What If I Want to Grow, But I Don’t Want Growth to Mean Moving Away From the Work I Actually Love?

Apr 20, 2026

Somewhere along the way, many organizations adopted a narrow definition of growth.

Growth means promotion.
Promotion means managing people.
Managing people often means moving further away from the work you were great at in the first place.

And yet, so many professionals quietly wrestle with a different truth:

What if I want to grow, but I don’t want growth to mean moving away from the work I actually love?

What if I want more responsibility, more impact, and more influence? But I also want to stay connected to the work that gives me energy, purpose, and satisfaction?

That isn’t a lack of ambition.

That’s clarity.

I was reminded of this recently in a coaching conversation with a client navigating exactly this tension. Their role was beginning to evolve into something more supervisory, more leadership-focused. And they said something that stopped me:

“I don’t want leadership to become 100% of the job, because I won’t enjoy it anymore. I need the project work. I need to feel valued in the work I provide.”

How many people feel this and never say it?

Too often, organizations interpret this as resistance to growth.

I see it differently.

I see someone articulating what motivates them. Because for many people, meaningful growth is not about leaving the work behind.
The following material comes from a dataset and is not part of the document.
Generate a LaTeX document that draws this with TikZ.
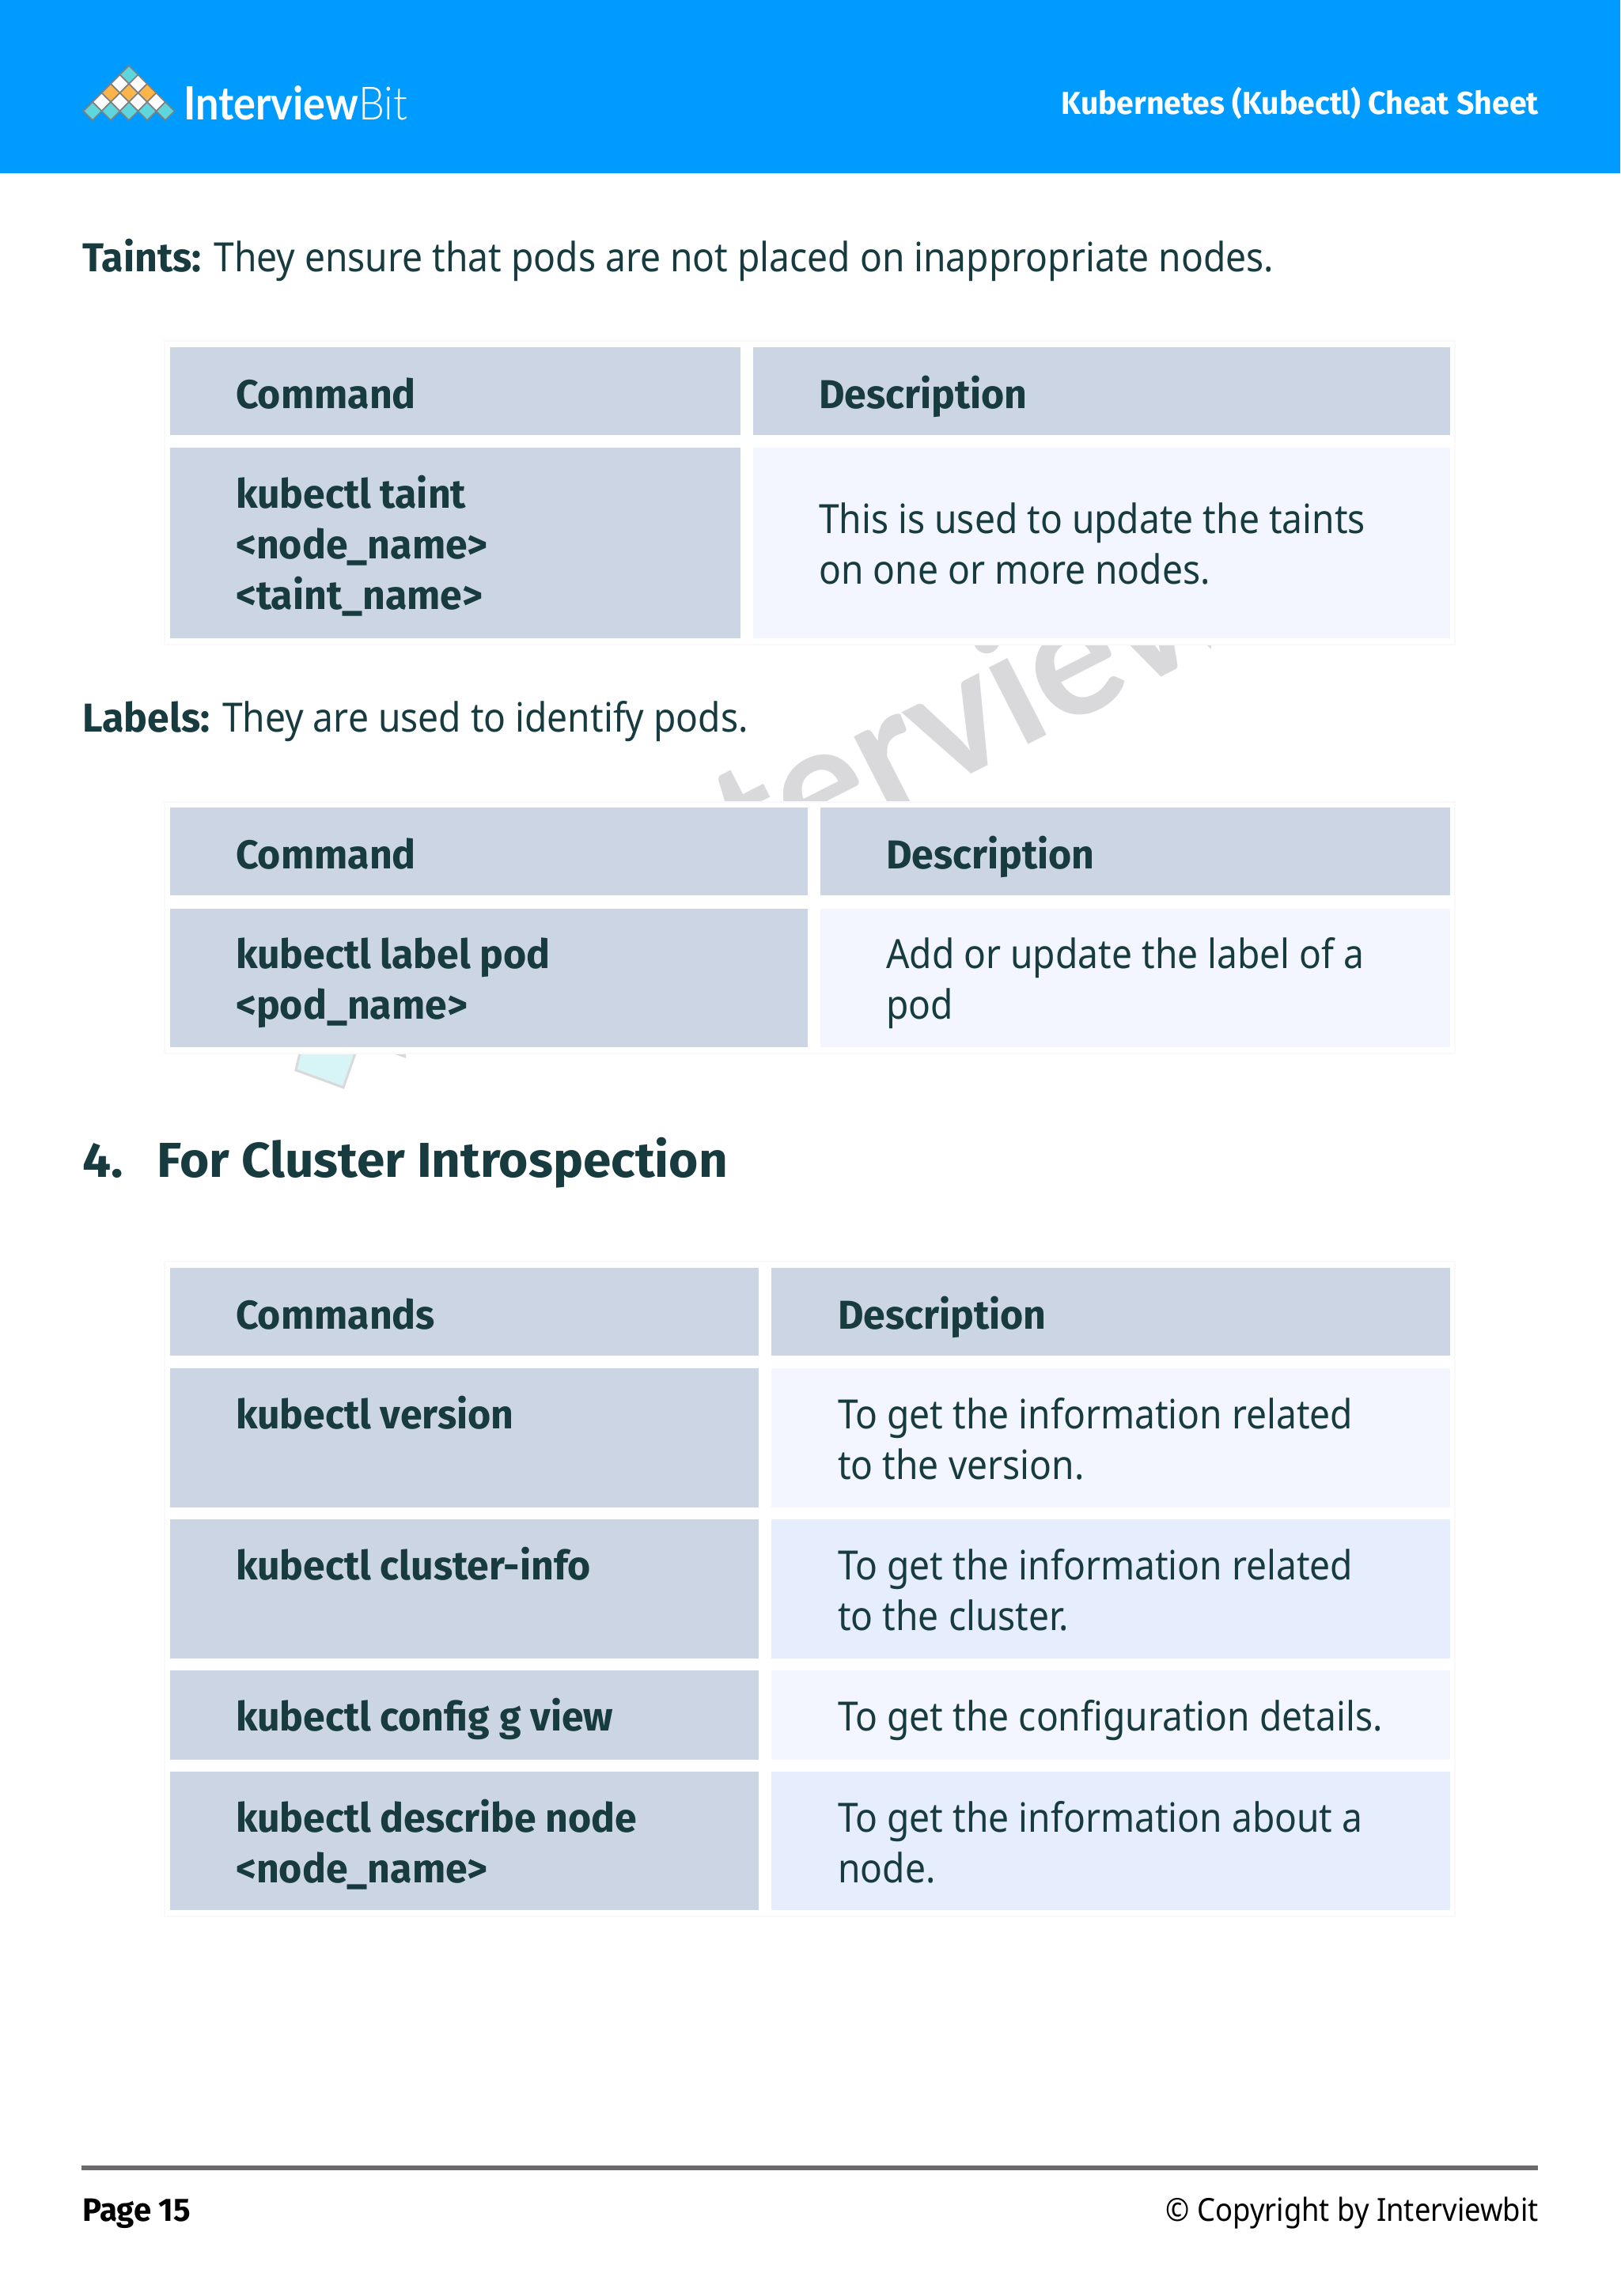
\documentclass[tikz,border=0pt]{standalone}
\usepackage{fontspec}
\setmainfont[FakeStretch=0.905, BoldFont={Fira Sans Bold}, BoldFeatures={FakeStretch=0.98}]{Noto Sans}
\newfontfamily\logofont[FakeStretch=0.9]{Lato}
\newfontfamily\logolight[FakeStretch=0.9]{Lato Light}
\newfontfamily\markfont{Lato}
\newfontfamily\titlefont[FakeStretch=1.03]{Fira Sans Bold}
\usetikzlibrary{arrows.meta}

\definecolor{bandblue}{HTML}{009BFF}
\definecolor{inktext}{HTML}{173B3F}
\definecolor{headcell}{HTML}{CCD5E3}
\definecolor{palecell}{HTML}{F3F6FE}
\definecolor{bluecell}{HTML}{E6EDFC}
\definecolor{framegray}{HTML}{FAF9FA}
\definecolor{markgray}{HTML}{D9D8DB}
\definecolor{logoteal}{HTML}{5FD6DC}
\definecolor{logoorange}{HTML}{FDB44B}
\definecolor{footrule}{HTML}{6D6A6E}

\tikzset{
  txt/.style={anchor=base west, inner sep=0pt, yshift=-1pt, text=inktext, font=\fontsize{51}{64}\selectfont},
  cmd/.style={txt, font=\fontsize{51}{64}\selectfont\bfseries},
  frame/.style={fill=white, draw=framegray, line width=1.5pt},
}

\begin{document}
\begin{tikzpicture}[x=1pt, y=-1pt]
  \useasboundingbox (0,0) rectangle (2048,2903);
  \fill[white] (0,0) rectangle (2048,2903);

  % watermark pieces
  \begin{scope}
    \clip (900,814) rectangle (1530,1013);
    \node[anchor=base, inner sep=0pt, rotate=27, text=markgray] (markword) at (1187,999)
      {\markfont\bfseries\fontsize{212}{212}\selectfont Interview};
  \end{scope}
  \filldraw[fill=logoteal!25, draw=markgray, line width=3pt] (379,1332) -- (374,1353) -- (434,1375) -- (449,1332);
  \fill[markgray] (497,1332) -- (513,1332) -- (513,1338) -- cycle;

  % header band
  \fill[bandblue] (0,0) rectangle (2048,219);
  \foreach \r/\c in {0/logoteal,1/white,2/logoorange,3/white,4/logoteal} {
    \foreach \i in {0,...,\r} {
      \filldraw[fill=\c, draw=gray, line width=1.5pt, shift={(163+\i*23-\r*11.5,94.5+\r*11.5)}]
        (0,-11.5) -- (11.5,0) -- (0,11.5) -- (-11.5,0) -- cycle;
    }
  }
  \node[anchor=base west, inner sep=0pt, text=white] (logoword) at (232,152)
    {\logofont\fontsize{58}{58}\selectfont\textbf{Interview}\logolight Bit};
  \node[anchor=base east, inner sep=0pt, text=white] (sheetname) at (1945,145)
    {\fontsize{40}{40}\selectfont\bfseries Kubernetes (Kubectl) Cheat Sheet};

  % taints
  \node[txt] (taintsline) at (104,342) {\textbf{Taints:} They ensure that pods are not placed on inappropriate nodes.};
  \filldraw[frame] (208,431) rectangle (1839,815);
  \fill[headcell] (215,439) rectangle (936,550);
  \fill[headcell] (952,439) rectangle (1833,550);
  \fill[headcell] (215,566) rectangle (936,807);
  \fill[palecell] (952,566) rectangle (1833,807);
  \node[cmd] (taintcmdhead) at (298,515) {Command};
  \node[cmd] (taintdeschead) at (1035,515) {Description};
  \node[cmd] (taintcmda) at (298,641) {kubectl taint};
  \node[cmd] (taintcmdb) at (298,705) {<node\_name>};
  \node[cmd] (taintcmdc) at (298,769) {<taint\_name>};
  \node[txt] (taintdesca) at (1035,673) {This is used to update the taints};
  \node[txt] (taintdescb) at (1035,737) {on one or more nodes.};

  % labels
  \node[txt] (labelsline) at (104,924) {\textbf{Labels:} They are used to identify pods.};
  \filldraw[frame] (208,1014) rectangle (1839,1332);
  \fill[headcell] (215,1021) rectangle (1021,1132);
  \fill[headcell] (1037,1021) rectangle (1833,1132);
  \fill[headcell] (215,1149) rectangle (1021,1324);
  \fill[palecell] (1037,1149) rectangle (1833,1324);
  \node[cmd] (labelcmdhead) at (298,1097) {Command};
  \node[cmd] (labeldeschead) at (1120,1097) {Description};
  \node[cmd] (labelcmda) at (298,1223) {kubectl label pod};
  \node[cmd] (labelcmdb) at (298,1287) {<pod\_name>};
  \node[txt] (labeldesca) at (1120,1223) {Add or update the label of a};
  \node[txt] (labeldescb) at (1120,1287) {pod};

  % section title
  \node[txt, font=\fontsize{62}{62}\selectfont\titlefont] (secnum) at (104,1487) {4.};
  \node[txt, font=\fontsize{62}{62}\selectfont\titlefont] (sectitle) at (198,1487) {For Cluster Introspection};

  % introspection
  \filldraw[frame] (208,1595) rectangle (1839,2423);
  \fill[headcell] (215,1603) rectangle (959,1714);
  \fill[headcell] (975,1603) rectangle (1833,1714);
  \node[cmd] (introcmdhead) at (298,1679) {Commands};
  \node[cmd] (introdeschead) at (1059,1679) {Description};
  \fill[headcell] (215,1730) rectangle (959,1906);
  \fill[palecell] (975,1730) rectangle (1833,1906);
  \node[cmd] (versioncmd) at (298,1805) {kubectl version};
  \node[txt] (versiondesca) at (1059,1805) {To get the information related};
  \node[txt] (versiondescb) at (1059,1869) {to the version.};
  \fill[headcell] (215,1921) rectangle (959,2097);
  \fill[bluecell] (975,1921) rectangle (1833,2097);
  \node[cmd] (clustercmd) at (298,1996) {kubectl cluster-info};
  \node[txt] (clusterdesca) at (1059,1996) {To get the information related};
  \node[txt] (clusterdescb) at (1059,2060) {to the cluster.};
  \fill[headcell] (215,2112) rectangle (959,2225);
  \fill[palecell] (975,2112) rectangle (1833,2225);
  \node[cmd] (configcmd) at (298,2187) {kubectl config g view};
  \node[txt] (configdesc) at (1059,2187) {To get the configuration details.};
  \fill[headcell] (215,2240) rectangle (959,2415);
  \fill[bluecell] (975,2240) rectangle (1833,2415);
  \node[cmd] (describecmda) at (298,2315) {kubectl describe node};
  \node[cmd] (describecmdb) at (298,2379) {<node\_name>};
  \node[txt] (describedesca) at (1059,2315) {To get the information about a};
  \node[txt] (describedescb) at (1059,2379) {node.};

  % footer
  \fill[footrule] (103,2738) rectangle (1944,2744);
  \node[anchor=base west, inner sep=0pt, text=black] (pagenum) at (104,2808)
    {\fontsize{41}{41}\selectfont\bfseries Page 15};
  \node[anchor=base east, inner sep=0pt, text=black] (copyline) at (1945,2808)
    {\fontsize{40.2}{40}\selectfont © Copyright by Interviewbit};
\end{tikzpicture}
\end{document}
It’s about expanding their contribution while staying connected to what they do best.

And frankly, organizations lose good people when they force a false choice:

Be a people leader or be a contributor.

Why not design roles that allow both?

With thoughtful role design, strong leadership support, and the right HR partnership, hybrid paths can exist.

People can lead others, develop talent, and contribute to strategy — while continuing to do meaningful project or client work.

In many cases, that may be exactly what retains strong performers and creates better leaders.

Because when people have purpose, autonomy, and feel valued in their work, they perform.

Not because they took the traditional next rung on a ladder.

But because they’re growing in a way that actually fits.

Maybe the question isn’t whether someone is committed to growth.

Maybe it’s whether organizations are too rigid in how they define it.

And maybe it’s time we stopped assuming the only path forward is away from the work people love.

Growth should expand people, not disconnect them from what makes them thrive.

If we believed that more often, I think we’d design careers very differently.